ASIC design is all about juggling multiple competing requirements. You want to make the chip competitive by increasing its capabilities, by reducing its price, or both. Today we'll focus on the second half of that tradeoff, reducing the price.
Chip fabrication is a statistical game: of the parts coming off the fab, some percentage simply do not work. The vendor runs test vectors against the chips, and throws away the ones which fail. This is called the yield, and is the primary factor determining the cost of the chip. If the yield is bad, so you have to fab a whole bunch of chips to get one that actually works, you have to charge more for that one working chip.
To illustrate why most chips coming out of the fab do not work, I'd like to walk through part of manufacturing a chip. This information is from 1995 or so, when I was last seriously involved in a chip design, and describes a 0.8 micron process. So it is completely old and busted, but is sufficient for our purposes here.
Begin by placing the silicon wafer in a nitrogen atmosphere. You deposit a photo-resist on the wafer, basically a goo which hardens when exposed to ultraviolet light. You place a shadow mask in front of a light source; the regions exposed to light will harden while those under the shadow mask remain soft. You then chemically etch off the soft regions of the photo-resist, leaving exposed silicon where they were. The hardened regions of photo-resist stay put.
Next you heat the wafer to 400 degrees and pipe phosphorous into the nitrogen atmosphere. As the K atoms heat they begin moving faster and bouncing off the walls of the chamber. Some of them move fast enough that when they strike the surface of the wafer they break the Si crystal lattice and embed themselves in the silicon. If they strike the hardened photo-resist, they embed themselves in the resist; very, very few are moving fast enough to crash all the way through the photoresist into the silicon underneath.
Next you use a different chemical process to strip off the hardened photoresist. You are left with a wafer which has phosphorous embedded in the places you wanted. Now you heat the wafer even higher, hot enough that the silicon atoms can move around more freely; they move back into position and reform the crystal lattice, burying the phosphorous atoms embedded within. This is called annealing. Now you have the p+ regions of the transistors.

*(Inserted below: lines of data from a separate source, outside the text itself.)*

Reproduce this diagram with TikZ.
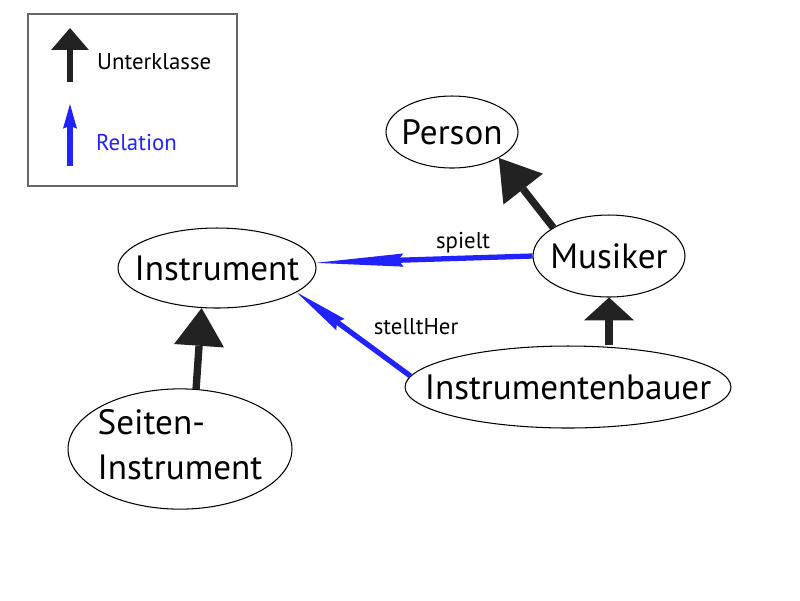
\documentclass[tikz,border=0pt]{standalone}
\usepackage{fontspec}
\setmainfont{PT Sans}
\usetikzlibrary{shapes.geometric,arrows.meta}
\definecolor{pfeilschwarz}{HTML}{222222}
\definecolor{relblau}{HTML}{2222FF}
\newcommand{\ohnebreite}[1]{\makebox[0pt]{#1}}
\tikzset{
  klasse/.style={draw, ellipse, line width=0.6pt, inner sep=0pt, font=\fontsize{20}{22.7}\selectfont},
  unterklasse/.style={draw=pfeilschwarz, line width=4.2pt},
  relation/.style={draw=relblau, line width=3pt},
  beschriftung/.style={font=\fontsize{13}{15}\selectfont}
}
\begin{document}
\begin{tikzpicture}[x=0.02cm, y=-0.02cm]
    \useasboundingbox (0,0) rectangle (800,600);
    % legend
    \draw[draw=black!60, line width=1.1pt] (28,14) rectangle (237,186);
    \coordinate (legsubfuss) at (70,82);
    \coordinate (legsubspitze) at (70,28);
    \coordinate (legrelfuss) at (70,166);
    \coordinate (legrelspitze) at (70,104);
    \draw[unterklasse, line width=3.4pt, -{Triangle[width=21.5pt, length=12.5pt, line width=0pt, fill=pfeilschwarz]}] (legsubfuss) -- (legsubspitze);
    \draw[relation, line width=3.6pt, -{Stealth[width=8pt, length=14pt, inset=1.5pt, line width=0pt, fill=relblau]}] (legrelfuss) -- (legrelspitze);
    \node[beschriftung, anchor=west] (legsubtext) at (91,62) {Unterklasse};
    \node[beschriftung, anchor=west, text=relblau] (legreltext) at (90,143) {Relation};
    % classes
    \node[klasse, minimum width=2.64cm, minimum height=1.44cm] (person) at (452,132) {\ohnebreite{Person}};
    \node[klasse, minimum width=3.96cm, minimum height=1.6cm] (instrument) at (217,268) {\ohnebreite{Instrument}};
    \node[klasse, minimum width=3.04cm, minimum height=1.64cm] (musiker) at (609,256) {\ohnebreite{Musiker}};
    \node[klasse, minimum width=6.52cm, minimum height=1.64cm] (bauer) at (568,387) {\ohnebreite{Instrumentenbauer}};
    \node[klasse, minimum width=4.48cm, minimum height=2.28cm] (seiten) at (180,449)
        {\ohnebreite{\begin{tabular}{@{}l@{}}Seiten-\\[3pt]Instrument\end{tabular}}};
    % subclass arrows
    \draw[unterklasse, -{Triangle[width=28.5pt, length=22.5pt, line width=0pt, fill=pfeilschwarz]}] (musiker.153) -- (person.-29);
    \draw[unterklasse, -{Triangle[width=28.5pt, length=13pt, line width=0pt, fill=pfeilschwarz]}] (bauer.north -| musiker.south) -- (musiker.south);
    \draw[unterklasse, -{Triangle[width=28.5pt, length=21.5pt, line width=0pt, fill=pfeilschwarz]}] (seiten.75) -- (instrument.-111);
    % relations
    \draw[relation, -{Stealth[width=7.5pt, length=50pt, inset=3pt, line width=0pt, fill=relblau]}] (musiker.west) -- (instrument.3)
        node[beschriftung, pos=0.32, above=-2pt] (spielt) {spielt};
    \draw[relation, -{Stealth[width=8pt, length=31pt, inset=2.5pt, line width=0pt, fill=relblau]}] (bauer.176) -- (instrument.-17)
        node[beschriftung, pos=0.35, above right=2pt, xshift=-5pt] (stellther) {stelltHer};
\end{tikzpicture}
\end{document}
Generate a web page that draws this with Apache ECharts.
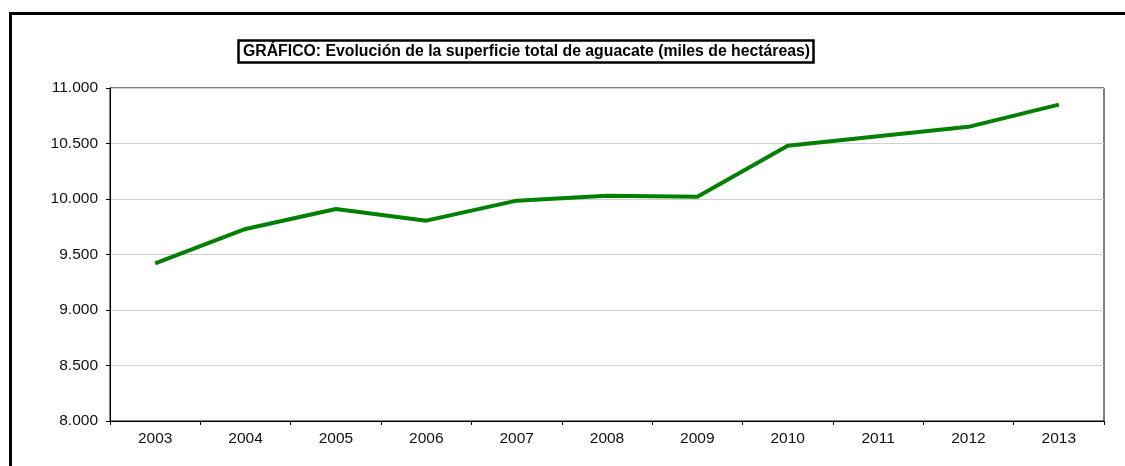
<!DOCTYPE html>
<html>
<head>
<meta charset="utf-8">
<script src="https://cdn.jsdelivr.net/npm/echarts@6/dist/echarts.min.js"></script>
<style>
html,body{margin:0;padding:0;background:#fff;}
#chart{width:1125px;height:466px;}
</style>
</head>
<body>
<div id="chart"></div>
<script>
const titleText = 'GRÁFICO: Evolución de la superficie total de aguacate (miles de hectáreas)';
const years = ['2003','2004','2005','2006','2007','2008','2009','2010','2011','2012','2013'];
const superficie = [9420, 9730, 9910, 9805, 9985, 10030, 10020, 10480, 10565, 10650, 10850];
const yMin = 8000, yMax = 11000, yStep = 500;

function fmt(v){
  return String(Math.round(v)).replace(/\B(?=(\d{3})+(?!\d))/g, '.');
}

const chart = echarts.init(document.getElementById('chart'));
chart.setOption({
  animation: false,
  backgroundColor: '#fff',
  textStyle: { fontFamily: '"Liberation Sans", Arial, sans-serif' },
  title: {
    text: titleText,
    left: 238, top: 40,
    padding: [4, 4, 3, 5],
    borderColor: '#000', borderWidth: 2.5,
    textStyle: { fontSize: 15.8, fontWeight: 'bold', color: '#000', fontFamily: '"Liberation Sans", Arial, sans-serif' }
  },
  graphic: [{
    type: 'rect', left: 8, top: 11, silent: true,
    shape: { x: 0, y: 0, width: 1130, height: 470 },
    style: { fill: 'none', stroke: '#000', lineWidth: 3 }
  }],
  grid: { left: 110, right: 21, top: 88, bottom: 45, show: true, borderColor: '#000', borderWidth: 1, backgroundColor: 'transparent' },
  xAxis: {
    type: 'category', data: years, boundaryGap: true,
    axisLine: { lineStyle: { color: '#000', width: 1 } },
    axisTick: { show: true, length: 4, lineStyle: { color: '#000' } },
    axisLabel: { color: '#111', fontSize: 15.5, margin: 10 }
  },
  yAxis: {
    type: 'value', min: yMin, max: yMax, interval: yStep,
    axisLine: { show: true, lineStyle: { color: '#000', width: 1 } },
    axisTick: { show: true, length: 4, lineStyle: { color: '#000' } },
    axisLabel: { color: '#111', fontSize: 15.5, margin: 12, formatter: fmt },
    splitLine: { show: true, lineStyle: { color: '#cfcfcf', width: 1 } }
  },
  series: [{
    type: 'line', data: superficie, symbol: 'none',
    lineStyle: { color: '#008000', width: 4 },
    itemStyle: { color: '#008000' }
  }]
});
</script>
</body>
</html>
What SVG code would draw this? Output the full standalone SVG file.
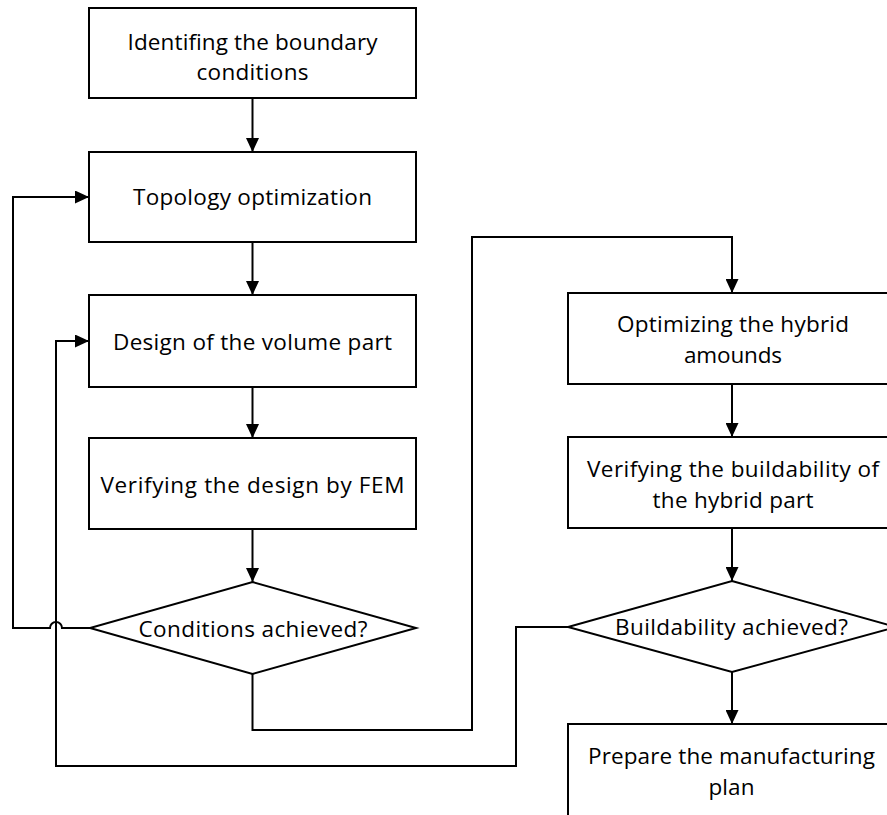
<svg xmlns="http://www.w3.org/2000/svg" width="887" height="815" viewBox="0 0 887 815">
<style>
.n{fill:#fff;stroke:#000;stroke-width:2}
.t{font-family:"Open Sans","Noto Sans","Liberation Sans",sans-serif;font-size:22.5px;fill:#000;text-anchor:middle}
.c{fill:none;stroke:#000;stroke-width:2}
</style>
<defs>
<marker id="ah" markerWidth="14" markerHeight="13" refX="14" refY="6.5" orient="auto" markerUnits="userSpaceOnUse">
<path d="M0,0 L14,6.5 L0,13 Z" fill="#000"/>
</marker>
</defs>
<rect width="887" height="815" fill="#fff"/>
<g id="connectors">
<path class="c" d="M252.5,98 V152" marker-end="url(#ah)"/>
<path class="c" d="M252.5,242 V295" marker-end="url(#ah)"/>
<path class="c" d="M252.5,387 V438" marker-end="url(#ah)"/>
<path class="c" d="M252.5,529 V582" marker-end="url(#ah)"/>
<path class="c" d="M90,628 H62 A6,6 0 0 0 50,628 H13 V197 H89" marker-end="url(#ah)"/>
<path class="c" d="M252.5,674 V730 H472 V237 H732 V293" marker-end="url(#ah)"/>
<path class="c" d="M732,384 V437" marker-end="url(#ah)"/>
<path class="c" d="M732,528 V581" marker-end="url(#ah)"/>
<path class="c" d="M732,672 V724" marker-end="url(#ah)"/>
<path class="c" d="M568,627 H516 V766 H56 V341 H89" marker-end="url(#ah)"/>
</g>
<g id="n1">
<rect class="n" x="89" y="8" width="327" height="90"/>
<text class="t" x="252.5" y="50" textLength="250" lengthAdjust="spacing">Identifing the boundary</text>
<text class="t" x="252.5" y="80" textLength="112" lengthAdjust="spacing">conditions</text>
</g>
<g id="n2">
<rect class="n" x="89" y="152" width="327" height="90"/>
<text class="t" x="252.5" y="205" textLength="239" lengthAdjust="spacing">Topology optimization</text>
</g>
<g id="n3">
<rect class="n" x="89" y="295" width="327" height="92"/>
<text class="t" x="252.5" y="350" textLength="279" lengthAdjust="spacing">Design of the volume part</text>
</g>
<g id="n4">
<rect class="n" x="89" y="438" width="327" height="91"/>
<text class="t" x="252.5" y="493" textLength="304" lengthAdjust="spacing">Verifying the design by FEM</text>
</g>
<g id="n5">
<polygon class="n" points="252.5,582 416,628 252.5,674 90,628"/>
<text class="t" x="253" y="637" textLength="229" lengthAdjust="spacing">Conditions achieved?</text>
</g>
<g id="n6">
<rect class="n" x="568" y="293" width="330" height="91"/>
<text class="t" x="733" y="332" textLength="232" lengthAdjust="spacing">Optimizing the hybrid</text>
<text class="t" x="733" y="363" textLength="98" lengthAdjust="spacing">amounds</text>
</g>
<g id="n7">
<rect class="n" x="568" y="437" width="330" height="91"/>
<text class="t" x="733" y="477" textLength="292" lengthAdjust="spacing">Verifying the buildability of</text>
<text class="t" x="733" y="508" textLength="161" lengthAdjust="spacing">the hybrid part</text>
</g>
<g id="n8">
<polygon class="n" points="732,581 896,627 732,672 568,627"/>
<text class="t" x="731.5" y="635" textLength="233" lengthAdjust="spacing">Buildability achieved?</text>
</g>
<g id="n9">
<rect class="n" x="568" y="724" width="330" height="100"/>
<text class="t" x="731.5" y="764" textLength="287" lengthAdjust="spacing">Prepare the manufacturing</text>
<text class="t" x="731.5" y="795" textLength="46" lengthAdjust="spacing">plan</text>
</g>
</svg>
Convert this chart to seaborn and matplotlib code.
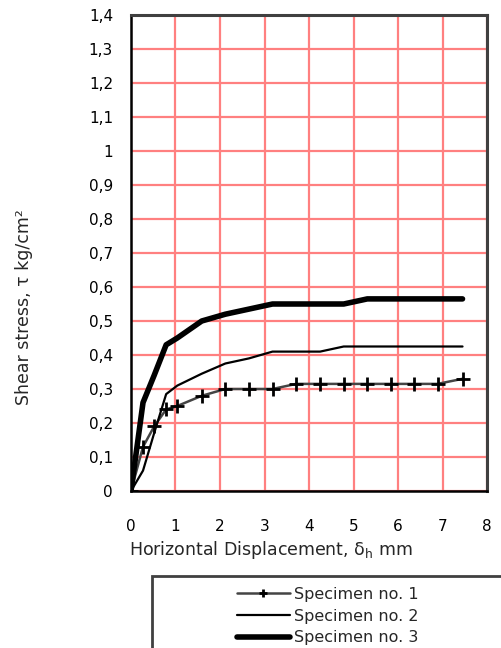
import matplotlib
matplotlib.use("Agg")
import matplotlib.pyplot as plt
from matplotlib.patches import Rectangle
from matplotlib.ticker import FixedLocator, FuncFormatter
import numpy as np
import pandas as pd
import seaborn as sns

# Horizontal displacement readings (mm)
displacement = [0, 0.27, 0.52, 0.79, 1.04, 1.59, 2.12, 2.65, 3.18, 3.71,
                4.25, 4.78, 5.31, 5.84, 6.37, 6.89, 7.45]

# Shear stress (kg/cm2) for each specimen
specimen_1 = [0, 0.13, 0.19, 0.24, 0.25, 0.28, 0.30, 0.30, 0.30, 0.315,
              0.315, 0.315, 0.315, 0.315, 0.315, 0.315, 0.33]
specimen_2 = [0, 0.06, 0.17, 0.285, 0.31, 0.345, 0.375, 0.39, 0.41, 0.41,
              0.41, 0.425, 0.425, 0.425, 0.425, 0.425, 0.425]
specimen_3 = [0, 0.26, 0.34, 0.43, 0.45, 0.50, 0.52, 0.535, 0.55, 0.55,
              0.55, 0.55, 0.565, 0.565, 0.565, 0.565, 0.565]

labels = ["Specimen no. 1", "Specimen no. 2", "Specimen no. 3"]

x_ticks = list(range(0, 9))
y_ticks = [round(0.1 * i, 1) for i in range(15)]

sns.set_style("white")
plt.rcParams["font.family"] = ["DejaVu Sans"]
plt.rcParams["mathtext.fontset"] = "dejavusans"

W, H = 502, 648
fig = plt.figure(figsize=(W / 100, H / 100), dpi=100)
ax = fig.add_axes([131 / W, 1 - 491 / H, (487 - 131) / W, (491 - 15) / H])

df = pd.DataFrame({
    "x": displacement * 3,
    "y": specimen_1 + specimen_2 + specimen_3,
    "series": np.repeat(labels, len(displacement)),
})

styles = {
    labels[0]: dict(color="#444444", linewidth=1.8, marker="+", markersize=10,
                    markeredgewidth=2.0, markeredgecolor="black"),
    labels[1]: dict(color="black", linewidth=1.6),
    labels[2]: dict(color="black", linewidth=4.0),
}

for name in labels:
    sub = df[df["series"] == name]
    sns.lineplot(data=sub, x="x", y="y", ax=ax, label=name, sort=False,
                 estimator=None, zorder=3, **styles[name])

ax.set_xlim(0, 8)
ax.set_ylim(0, 1.4)
ax.xaxis.set_major_locator(FixedLocator(x_ticks))
ax.yaxis.set_major_locator(FixedLocator(y_ticks))


def comma_fmt(v, pos):
    s = f"{v:.1f}"
    if s.endswith(".0"):
        s = s[:-2]
    return s.replace(".", ",")


ax.yaxis.set_major_formatter(FuncFormatter(comma_fmt))
ax.xaxis.set_major_formatter(FuncFormatter(lambda v, p: f"{int(v)}"))

ax.grid(True, color="#ff8080", linewidth=1.6)
ax.set_axisbelow(True)

for side in ("left", "bottom"):
    ax.spines[side].set_color("black")
    ax.spines[side].set_linewidth(1.8)
for side in ("top", "right"):
    ax.spines[side].set_visible(True)
    ax.spines[side].set_color("#404040")
    ax.spines[side].set_linewidth(2.2)

ax.tick_params(axis="both", direction="out", length=5, width=1.8,
               color="black", labelsize=11, labelcolor="black")
ax.tick_params(axis="y", pad=8)
ax.tick_params(axis="x", pad=15)

ax.set_xlabel("")
ax.set_ylabel("")
ax.legend_.remove()

fig.text(271 / W, 1 - 550 / H, r"Horizontal Displacement, δ$_\mathregular{h}$ mm",
         ha="center", va="center", fontsize=12.5)
fig.text(24 / W, 1 - 307 / H, "Shear stress, τ kg/cm²",
         ha="center", va="center", rotation=90, fontsize=12.5)

# Legend box
fig.patches.append(Rectangle((152 / W, -0.05), 1.0, (1 - 576 / H) + 0.05,
                             transform=fig.transFigure, fill=False,
                             edgecolor="#404040", linewidth=2.0))
handles, hl = ax.get_legend_handles_labels()
fig.legend(handles, labels, loc="upper left",
           bbox_to_anchor=(237 / W, 1 - 587 / H), frameon=False,
           fontsize=11.5, handlelength=3.3, handletextpad=0.3,
           labelspacing=0.42, borderpad=0, borderaxespad=0,
           markerscale=0.6)

fig.savefig("out.png", dpi=100)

You repeat this process with aluminum ions to get the n- regions. Now you have transistors. Next you connect the transistors together with traces of aluminum (which I won't go into here). You cut the wafer to separate the die, and place each die in a package. You connect bonding wires from the edge of the die to the pins of the chip. And voila, you're done.
It should be apparent that this is a probabalistic process. Sometimes, based purely on random chance, not enough phosphorous atoms embed themselves into the silicon and your transistors don't turn on. Sometimes too much phosphorous embeds and your transistors won't turn off. Sometimes the Si lattice is too badly damaged and the annealing is ineffective. Sometimes the metal doesn't line up with the vias. Sometimes a dust particle lands on the chip and you deposit metal on top of the dust mote. Sometimes the bonding doesn't line up with the pads. Etc etc.
This is why the larger a chip grows, the more expensive it becomes. Its not because raw silicon wafers are particularly costly, its that the probability of there being a defect somewhere grows ever greater as the die becomes larger. The bigger the chip, the lower the yield of functional parts.
For at least 15 years that I know of, chip designs have improved their yield using redundancy. The earliest such efforts were done in on-chip memory: if your chip is supposed to include N banks of SRAM, put N+1 banks on the die connected with wires in the top most layer which can be cut using a laser. The SRAM occupies a large percentage of the total chip area, statistically it is likely that defects will be within the SRAM. You can then cut out the defective bank, and turn a defective chip into one that can be used. More recent silicon processes use fuses blown by the test fixture instead of lasers.
Massively Multicore Processors
Yesterday NVidia announced Fermi, a beast of a chip with 512 Cuda GPU cores. They are arranged in 16 blocks of 32 cores each. At this kind of scale, I suspect it makes sense to include extra cores in the design to improve the yield. For example, perhaps each block actually has 33 cores in the silicon so that a defective core can be tolerated.
In order to avoid having weird performance variations in the product, the extra resources are generally inaccessible if not used for yield improvement. That is even though the chip might have 528 cores physically present, no more than 512 could ever be used.